Shirt Avenue is the upmarket-dedicated area of Milano Unica. Fabric makers like Ratti, Leggiuno and Taiana used a variety of print techniques, increasingly digital, to suit their designs, which will be used in designer collections and as accessories in tailoring establishments worldwide, including Savile Row, for the traditional Jermyn Street effect.
What can be described as a refined ‘street look’ has been adopted in many of these areas, and it was interesting to see how images such as luggage labels, photos and words had been organised elegantly into regular patterning for superior shirtings in long staple cotton and up-market fibre combinations like linen/cotton, silk/cotton and sometimes precious fibres combined with viscose.
Digital imaging has enabled designers to mix surreal scenes for Summer 2015 with everyday or prosaic items of scientific apparatus – a test-tube for instance – juxtaposed with 18th Century busts or cornices or pediments of classic buildings, sometimes wreathed in romantic flowers, ivy or other Romantic-art icons and producing an element of surprise in the incongruity of the resulting designs. This sort of contrast was printed on flimsy materials – most destined for womenswear, dresses and blouses in cotton voile, nylon or silk, but also examined by menswear buyers.

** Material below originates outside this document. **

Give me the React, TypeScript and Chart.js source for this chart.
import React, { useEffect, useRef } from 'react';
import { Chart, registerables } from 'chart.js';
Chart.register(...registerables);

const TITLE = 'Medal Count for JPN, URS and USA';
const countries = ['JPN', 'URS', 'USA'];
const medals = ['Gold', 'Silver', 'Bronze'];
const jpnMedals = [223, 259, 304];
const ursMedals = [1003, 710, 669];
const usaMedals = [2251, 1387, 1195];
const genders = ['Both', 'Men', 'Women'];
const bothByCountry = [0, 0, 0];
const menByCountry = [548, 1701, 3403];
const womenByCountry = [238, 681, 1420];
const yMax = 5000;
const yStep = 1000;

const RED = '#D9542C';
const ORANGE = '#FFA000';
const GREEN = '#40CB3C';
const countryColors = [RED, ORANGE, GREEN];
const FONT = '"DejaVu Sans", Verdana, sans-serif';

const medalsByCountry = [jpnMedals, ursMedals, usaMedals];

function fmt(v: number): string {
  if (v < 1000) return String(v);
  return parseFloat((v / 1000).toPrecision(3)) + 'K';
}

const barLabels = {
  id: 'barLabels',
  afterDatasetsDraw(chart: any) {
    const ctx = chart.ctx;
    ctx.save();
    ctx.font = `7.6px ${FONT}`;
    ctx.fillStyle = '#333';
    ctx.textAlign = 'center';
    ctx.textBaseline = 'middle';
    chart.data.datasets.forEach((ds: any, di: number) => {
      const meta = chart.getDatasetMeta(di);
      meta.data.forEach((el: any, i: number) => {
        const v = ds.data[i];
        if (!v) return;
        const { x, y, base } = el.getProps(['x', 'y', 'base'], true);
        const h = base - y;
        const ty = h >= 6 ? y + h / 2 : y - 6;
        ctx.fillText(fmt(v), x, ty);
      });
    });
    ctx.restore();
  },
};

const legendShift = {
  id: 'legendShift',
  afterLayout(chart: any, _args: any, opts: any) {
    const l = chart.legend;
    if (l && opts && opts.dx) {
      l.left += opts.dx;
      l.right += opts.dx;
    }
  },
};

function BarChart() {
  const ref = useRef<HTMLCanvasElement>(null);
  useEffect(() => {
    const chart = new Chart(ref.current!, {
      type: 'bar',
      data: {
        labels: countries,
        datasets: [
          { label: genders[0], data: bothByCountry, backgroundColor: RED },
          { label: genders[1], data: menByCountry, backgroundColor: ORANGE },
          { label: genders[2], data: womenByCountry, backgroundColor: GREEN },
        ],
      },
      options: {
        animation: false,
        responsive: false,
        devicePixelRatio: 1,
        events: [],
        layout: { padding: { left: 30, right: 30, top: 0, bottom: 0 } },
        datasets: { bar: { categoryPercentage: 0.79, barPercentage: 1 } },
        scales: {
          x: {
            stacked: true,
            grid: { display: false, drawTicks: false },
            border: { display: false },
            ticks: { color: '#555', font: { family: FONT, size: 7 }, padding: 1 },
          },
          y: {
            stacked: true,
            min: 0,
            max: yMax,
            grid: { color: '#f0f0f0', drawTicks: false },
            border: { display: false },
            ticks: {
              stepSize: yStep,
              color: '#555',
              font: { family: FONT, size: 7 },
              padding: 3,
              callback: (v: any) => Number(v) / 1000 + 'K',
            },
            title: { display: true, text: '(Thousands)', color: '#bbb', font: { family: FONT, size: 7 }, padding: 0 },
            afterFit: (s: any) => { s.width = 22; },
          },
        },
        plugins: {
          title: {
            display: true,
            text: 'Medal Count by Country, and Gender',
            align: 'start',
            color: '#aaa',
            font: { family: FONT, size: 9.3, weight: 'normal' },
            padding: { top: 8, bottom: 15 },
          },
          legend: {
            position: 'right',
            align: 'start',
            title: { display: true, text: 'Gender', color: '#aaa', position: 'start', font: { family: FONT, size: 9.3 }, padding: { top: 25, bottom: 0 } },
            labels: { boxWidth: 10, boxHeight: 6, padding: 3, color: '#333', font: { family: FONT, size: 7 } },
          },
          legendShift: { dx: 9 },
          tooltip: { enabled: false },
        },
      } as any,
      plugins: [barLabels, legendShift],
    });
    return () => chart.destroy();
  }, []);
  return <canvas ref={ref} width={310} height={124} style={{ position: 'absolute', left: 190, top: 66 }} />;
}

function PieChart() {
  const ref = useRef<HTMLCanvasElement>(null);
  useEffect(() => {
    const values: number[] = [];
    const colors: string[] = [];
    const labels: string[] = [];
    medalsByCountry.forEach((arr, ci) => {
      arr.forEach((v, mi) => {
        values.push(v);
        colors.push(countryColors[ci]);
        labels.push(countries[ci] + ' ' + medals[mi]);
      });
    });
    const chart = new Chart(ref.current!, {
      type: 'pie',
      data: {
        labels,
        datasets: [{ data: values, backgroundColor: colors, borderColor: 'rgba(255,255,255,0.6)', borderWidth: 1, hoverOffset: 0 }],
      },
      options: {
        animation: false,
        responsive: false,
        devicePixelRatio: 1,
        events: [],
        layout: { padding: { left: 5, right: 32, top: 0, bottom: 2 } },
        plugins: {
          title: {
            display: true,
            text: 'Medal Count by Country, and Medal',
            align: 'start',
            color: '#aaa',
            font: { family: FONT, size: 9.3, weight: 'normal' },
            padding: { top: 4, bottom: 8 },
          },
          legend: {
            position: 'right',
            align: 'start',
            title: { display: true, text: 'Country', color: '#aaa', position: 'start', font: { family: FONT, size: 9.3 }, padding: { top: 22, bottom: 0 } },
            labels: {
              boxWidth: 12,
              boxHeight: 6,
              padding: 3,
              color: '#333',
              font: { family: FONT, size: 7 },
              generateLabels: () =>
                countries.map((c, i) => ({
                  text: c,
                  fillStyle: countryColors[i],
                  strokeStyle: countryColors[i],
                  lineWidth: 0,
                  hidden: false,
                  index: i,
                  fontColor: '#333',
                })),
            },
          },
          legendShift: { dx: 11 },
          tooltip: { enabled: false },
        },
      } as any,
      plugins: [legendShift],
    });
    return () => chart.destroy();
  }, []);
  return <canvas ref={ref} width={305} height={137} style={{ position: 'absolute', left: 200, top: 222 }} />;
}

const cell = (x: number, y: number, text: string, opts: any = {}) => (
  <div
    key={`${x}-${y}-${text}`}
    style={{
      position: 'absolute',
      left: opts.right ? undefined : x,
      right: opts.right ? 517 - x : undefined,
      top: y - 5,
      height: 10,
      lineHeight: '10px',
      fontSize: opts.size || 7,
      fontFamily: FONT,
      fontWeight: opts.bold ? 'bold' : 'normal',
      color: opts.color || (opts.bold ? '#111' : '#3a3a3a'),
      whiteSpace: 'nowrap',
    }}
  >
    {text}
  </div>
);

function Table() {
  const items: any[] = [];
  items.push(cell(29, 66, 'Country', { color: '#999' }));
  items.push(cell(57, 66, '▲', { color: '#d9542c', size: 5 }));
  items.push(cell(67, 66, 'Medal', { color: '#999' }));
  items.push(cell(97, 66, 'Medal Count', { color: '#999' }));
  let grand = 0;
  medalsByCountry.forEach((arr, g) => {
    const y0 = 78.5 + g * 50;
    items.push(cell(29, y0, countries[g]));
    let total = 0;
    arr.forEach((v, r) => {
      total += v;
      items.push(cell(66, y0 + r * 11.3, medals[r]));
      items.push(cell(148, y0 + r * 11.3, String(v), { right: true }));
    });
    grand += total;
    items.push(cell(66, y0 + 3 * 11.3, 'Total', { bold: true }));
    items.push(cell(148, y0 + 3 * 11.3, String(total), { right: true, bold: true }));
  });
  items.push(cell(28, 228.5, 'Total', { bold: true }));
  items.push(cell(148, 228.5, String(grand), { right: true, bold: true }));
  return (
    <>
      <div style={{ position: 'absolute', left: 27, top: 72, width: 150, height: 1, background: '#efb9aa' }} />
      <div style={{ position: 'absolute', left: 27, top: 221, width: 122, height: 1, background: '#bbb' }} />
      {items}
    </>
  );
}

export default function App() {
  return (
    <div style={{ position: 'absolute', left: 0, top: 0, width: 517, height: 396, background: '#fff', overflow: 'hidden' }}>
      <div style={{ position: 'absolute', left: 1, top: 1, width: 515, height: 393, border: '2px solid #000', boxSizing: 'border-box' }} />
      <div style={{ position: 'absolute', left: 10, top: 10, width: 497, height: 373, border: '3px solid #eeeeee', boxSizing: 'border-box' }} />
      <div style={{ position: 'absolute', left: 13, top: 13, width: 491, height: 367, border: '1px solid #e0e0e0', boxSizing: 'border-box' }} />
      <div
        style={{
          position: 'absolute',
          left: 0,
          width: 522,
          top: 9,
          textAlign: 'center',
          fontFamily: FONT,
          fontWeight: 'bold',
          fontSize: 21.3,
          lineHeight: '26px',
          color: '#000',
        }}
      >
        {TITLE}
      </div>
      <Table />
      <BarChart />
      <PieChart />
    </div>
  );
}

Prints were chosen to illustrate the major trends selected by Milano Unica and in Première Vision. The wide variety of designs from a large number of countries and cultures showed the growing importance of digital imaging to fashion, both fast and designer. The examples are no longer assigned to a particular area, but are interspersed with other trends and methods of print. Designers showed the scope of mixing different images which has contributed to the verve and colour seen for the new season.